1. Nonisothermal CSTR (18 marks)
Consider the nonisothermal stirred tank reactor shown below where temperature can change with
time. An irreversible, exothermic reaction is carried out where chemical specie A reacts to form
specie B. Cooling water, with inlet temperature $T_{jin}$, flows at a rate of $q_j$ into the tank's cooling
jacket to remove the heat of reaction.
$A \overset{k}{\rightarrow} B$
\begin{itemize}
\item The reaction is $n^{th}$ order in reactant A ($r = kC_A^n$) with heat of reaction $\lambda$ kJ/mol. r is
the rate of reaction of A per unit volume, k is the reaction rate constant (unit of
reciprocal time), and $C_A$ is the molar concentration of specie A.
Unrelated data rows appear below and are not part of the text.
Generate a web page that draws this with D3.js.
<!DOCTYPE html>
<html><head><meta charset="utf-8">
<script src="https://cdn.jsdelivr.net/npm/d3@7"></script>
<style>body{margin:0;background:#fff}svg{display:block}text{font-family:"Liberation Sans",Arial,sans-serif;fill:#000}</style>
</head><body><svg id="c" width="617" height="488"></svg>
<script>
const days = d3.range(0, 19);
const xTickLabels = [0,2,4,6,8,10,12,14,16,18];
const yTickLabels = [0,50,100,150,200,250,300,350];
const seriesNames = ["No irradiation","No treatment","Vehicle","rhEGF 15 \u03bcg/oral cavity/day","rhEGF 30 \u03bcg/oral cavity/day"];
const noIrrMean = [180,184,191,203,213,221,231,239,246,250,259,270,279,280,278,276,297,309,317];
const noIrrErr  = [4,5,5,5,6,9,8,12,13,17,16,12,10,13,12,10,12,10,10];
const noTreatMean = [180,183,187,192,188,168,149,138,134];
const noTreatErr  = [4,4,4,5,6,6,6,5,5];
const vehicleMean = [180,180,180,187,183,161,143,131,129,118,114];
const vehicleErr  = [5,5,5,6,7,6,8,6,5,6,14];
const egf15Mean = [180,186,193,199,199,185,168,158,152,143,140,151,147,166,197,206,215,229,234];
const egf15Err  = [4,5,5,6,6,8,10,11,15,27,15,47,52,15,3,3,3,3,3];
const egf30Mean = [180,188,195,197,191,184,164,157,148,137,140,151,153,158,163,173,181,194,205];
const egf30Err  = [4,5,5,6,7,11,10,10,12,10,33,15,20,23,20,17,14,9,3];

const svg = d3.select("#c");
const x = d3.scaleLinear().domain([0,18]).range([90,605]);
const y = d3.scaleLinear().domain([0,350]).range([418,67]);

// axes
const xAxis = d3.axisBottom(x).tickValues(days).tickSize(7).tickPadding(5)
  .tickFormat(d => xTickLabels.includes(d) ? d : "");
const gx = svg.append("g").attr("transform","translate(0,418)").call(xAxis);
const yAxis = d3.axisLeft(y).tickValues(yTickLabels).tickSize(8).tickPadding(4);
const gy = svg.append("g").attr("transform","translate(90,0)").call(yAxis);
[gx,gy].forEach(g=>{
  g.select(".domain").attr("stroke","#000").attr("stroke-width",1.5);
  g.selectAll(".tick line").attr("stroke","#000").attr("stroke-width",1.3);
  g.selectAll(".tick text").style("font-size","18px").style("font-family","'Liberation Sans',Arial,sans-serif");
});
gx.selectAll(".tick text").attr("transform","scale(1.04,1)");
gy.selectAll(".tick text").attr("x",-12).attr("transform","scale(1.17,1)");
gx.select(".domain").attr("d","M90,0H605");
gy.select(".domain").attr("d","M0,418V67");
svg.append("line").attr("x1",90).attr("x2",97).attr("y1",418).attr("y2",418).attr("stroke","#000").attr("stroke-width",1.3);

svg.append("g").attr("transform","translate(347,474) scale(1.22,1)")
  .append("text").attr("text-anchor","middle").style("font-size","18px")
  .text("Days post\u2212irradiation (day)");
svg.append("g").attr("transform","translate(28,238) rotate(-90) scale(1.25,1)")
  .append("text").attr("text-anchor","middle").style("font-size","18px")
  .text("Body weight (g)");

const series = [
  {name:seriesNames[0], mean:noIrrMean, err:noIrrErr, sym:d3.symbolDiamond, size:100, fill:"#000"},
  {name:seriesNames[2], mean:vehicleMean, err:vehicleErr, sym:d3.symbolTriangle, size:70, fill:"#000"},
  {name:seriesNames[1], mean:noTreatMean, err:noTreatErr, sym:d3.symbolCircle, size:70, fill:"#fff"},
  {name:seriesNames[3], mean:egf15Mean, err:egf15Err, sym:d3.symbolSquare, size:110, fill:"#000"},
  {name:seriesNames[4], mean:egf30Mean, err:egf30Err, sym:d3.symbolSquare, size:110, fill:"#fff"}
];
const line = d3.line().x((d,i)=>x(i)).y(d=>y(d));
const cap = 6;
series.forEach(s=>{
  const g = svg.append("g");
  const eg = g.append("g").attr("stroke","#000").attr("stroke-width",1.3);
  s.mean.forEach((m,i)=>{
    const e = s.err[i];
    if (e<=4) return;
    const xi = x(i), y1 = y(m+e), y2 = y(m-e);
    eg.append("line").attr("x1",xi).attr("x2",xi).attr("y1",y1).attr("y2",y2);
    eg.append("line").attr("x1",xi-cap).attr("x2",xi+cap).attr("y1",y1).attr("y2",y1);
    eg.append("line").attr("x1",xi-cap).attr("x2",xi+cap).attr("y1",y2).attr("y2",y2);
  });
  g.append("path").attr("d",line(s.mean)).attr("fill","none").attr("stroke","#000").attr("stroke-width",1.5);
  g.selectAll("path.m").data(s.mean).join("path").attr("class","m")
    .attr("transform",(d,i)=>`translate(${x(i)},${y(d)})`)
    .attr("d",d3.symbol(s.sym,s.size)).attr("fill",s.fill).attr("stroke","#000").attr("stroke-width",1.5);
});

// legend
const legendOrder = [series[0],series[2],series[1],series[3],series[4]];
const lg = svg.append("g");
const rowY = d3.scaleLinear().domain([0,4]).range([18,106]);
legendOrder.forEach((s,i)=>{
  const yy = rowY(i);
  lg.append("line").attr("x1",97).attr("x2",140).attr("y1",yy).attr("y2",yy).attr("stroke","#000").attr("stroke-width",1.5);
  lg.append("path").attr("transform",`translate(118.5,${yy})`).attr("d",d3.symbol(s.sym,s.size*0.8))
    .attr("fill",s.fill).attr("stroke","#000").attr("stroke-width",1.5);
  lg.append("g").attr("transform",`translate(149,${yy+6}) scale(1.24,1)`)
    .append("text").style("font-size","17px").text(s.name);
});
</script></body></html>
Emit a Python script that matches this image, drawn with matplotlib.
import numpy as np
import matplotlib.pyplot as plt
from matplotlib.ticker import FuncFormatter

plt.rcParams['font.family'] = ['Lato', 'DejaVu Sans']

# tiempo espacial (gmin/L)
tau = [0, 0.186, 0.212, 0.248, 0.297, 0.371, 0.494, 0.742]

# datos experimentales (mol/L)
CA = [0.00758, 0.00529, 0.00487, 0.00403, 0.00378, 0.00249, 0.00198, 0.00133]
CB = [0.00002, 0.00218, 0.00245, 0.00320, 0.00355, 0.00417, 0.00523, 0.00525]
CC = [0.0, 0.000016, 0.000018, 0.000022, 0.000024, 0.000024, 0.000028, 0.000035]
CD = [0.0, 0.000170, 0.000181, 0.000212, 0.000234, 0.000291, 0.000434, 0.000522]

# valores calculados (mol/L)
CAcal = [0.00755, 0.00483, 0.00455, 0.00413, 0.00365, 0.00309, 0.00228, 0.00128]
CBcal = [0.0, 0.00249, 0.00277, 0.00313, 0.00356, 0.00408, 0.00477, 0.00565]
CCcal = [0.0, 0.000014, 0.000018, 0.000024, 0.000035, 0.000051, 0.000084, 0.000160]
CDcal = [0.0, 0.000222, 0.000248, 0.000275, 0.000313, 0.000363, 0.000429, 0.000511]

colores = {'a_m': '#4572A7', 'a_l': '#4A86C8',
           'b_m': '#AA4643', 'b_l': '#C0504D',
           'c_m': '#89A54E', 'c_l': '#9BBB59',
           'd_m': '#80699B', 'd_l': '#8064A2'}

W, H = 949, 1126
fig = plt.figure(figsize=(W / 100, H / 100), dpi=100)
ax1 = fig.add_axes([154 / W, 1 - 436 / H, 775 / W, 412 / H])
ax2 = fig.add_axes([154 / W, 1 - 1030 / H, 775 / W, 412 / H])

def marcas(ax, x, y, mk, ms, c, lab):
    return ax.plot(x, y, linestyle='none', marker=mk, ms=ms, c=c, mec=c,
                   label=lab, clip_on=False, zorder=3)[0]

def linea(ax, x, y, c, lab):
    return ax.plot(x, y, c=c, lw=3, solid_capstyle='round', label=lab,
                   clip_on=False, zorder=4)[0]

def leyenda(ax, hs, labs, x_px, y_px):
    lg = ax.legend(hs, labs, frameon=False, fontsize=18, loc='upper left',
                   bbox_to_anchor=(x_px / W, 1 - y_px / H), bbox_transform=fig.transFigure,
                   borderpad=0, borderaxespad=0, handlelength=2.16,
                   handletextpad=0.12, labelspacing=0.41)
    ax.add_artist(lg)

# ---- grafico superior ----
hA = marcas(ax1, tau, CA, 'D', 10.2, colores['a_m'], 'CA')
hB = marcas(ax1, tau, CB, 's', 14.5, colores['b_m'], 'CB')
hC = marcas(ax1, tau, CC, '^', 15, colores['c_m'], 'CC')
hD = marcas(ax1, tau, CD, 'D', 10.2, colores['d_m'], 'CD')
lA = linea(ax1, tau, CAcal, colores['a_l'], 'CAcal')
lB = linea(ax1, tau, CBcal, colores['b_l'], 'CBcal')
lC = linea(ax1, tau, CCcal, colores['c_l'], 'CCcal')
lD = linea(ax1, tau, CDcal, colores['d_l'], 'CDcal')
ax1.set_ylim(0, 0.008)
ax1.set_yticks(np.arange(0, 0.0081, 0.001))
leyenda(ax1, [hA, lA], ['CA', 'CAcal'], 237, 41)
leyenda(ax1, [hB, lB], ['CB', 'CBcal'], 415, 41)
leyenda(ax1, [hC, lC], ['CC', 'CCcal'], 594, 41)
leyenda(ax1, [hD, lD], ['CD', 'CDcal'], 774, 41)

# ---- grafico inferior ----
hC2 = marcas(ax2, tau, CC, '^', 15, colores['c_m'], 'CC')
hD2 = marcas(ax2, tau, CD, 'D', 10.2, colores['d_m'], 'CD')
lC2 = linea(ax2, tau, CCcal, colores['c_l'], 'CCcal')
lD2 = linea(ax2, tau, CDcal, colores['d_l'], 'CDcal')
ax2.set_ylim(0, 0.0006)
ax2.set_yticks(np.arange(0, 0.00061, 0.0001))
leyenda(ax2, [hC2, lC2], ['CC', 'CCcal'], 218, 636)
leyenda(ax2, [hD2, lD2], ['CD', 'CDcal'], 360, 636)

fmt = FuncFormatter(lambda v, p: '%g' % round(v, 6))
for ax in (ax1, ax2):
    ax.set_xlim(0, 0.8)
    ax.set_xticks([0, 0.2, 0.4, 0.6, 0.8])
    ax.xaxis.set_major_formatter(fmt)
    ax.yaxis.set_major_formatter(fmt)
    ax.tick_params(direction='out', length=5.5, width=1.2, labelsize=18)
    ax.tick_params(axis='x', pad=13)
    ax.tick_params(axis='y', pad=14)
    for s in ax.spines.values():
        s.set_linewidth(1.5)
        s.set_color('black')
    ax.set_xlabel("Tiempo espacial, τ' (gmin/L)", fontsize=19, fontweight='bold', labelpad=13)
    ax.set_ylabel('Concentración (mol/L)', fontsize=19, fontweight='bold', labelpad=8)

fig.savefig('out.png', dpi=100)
\item Since this is a single-phase reaction, the rate constant is a strong function of reaction
temperature given by the Arrhenius relation as
$k = k_0 exp(-E/RT)$
where $k_0$ is the frequency factor, E is the activation energy, and R is the gas constant.
\item The overall heat transfer coefficient for transfer between the tank liquid and the coolant
is U kW/m$^2$.K
\item Heat losses from the jacketed vessel are negligible.
\item Both the tank contents and jacket contents are well mixed and have significant thermal
capacitances.
\item The volume of water in the jacket $V_j$ is constant.
\end{itemize}
a. For a case where the thermal capacitance of the reactor tank wall is negligible, derive the
dynamic models that describe the system. Note that the models must be shown in the standard
forms. (State any additional assumptions that you make).
(12)
b. For a case where the mass of the reactor tank wall is not negligible, discuss the assumptions
you will make to simplify the derivations of the set of dynamic models that describe the system.
Then, derive the set of dynamic models. Note that the models must be shown in the standard
forms.
(6)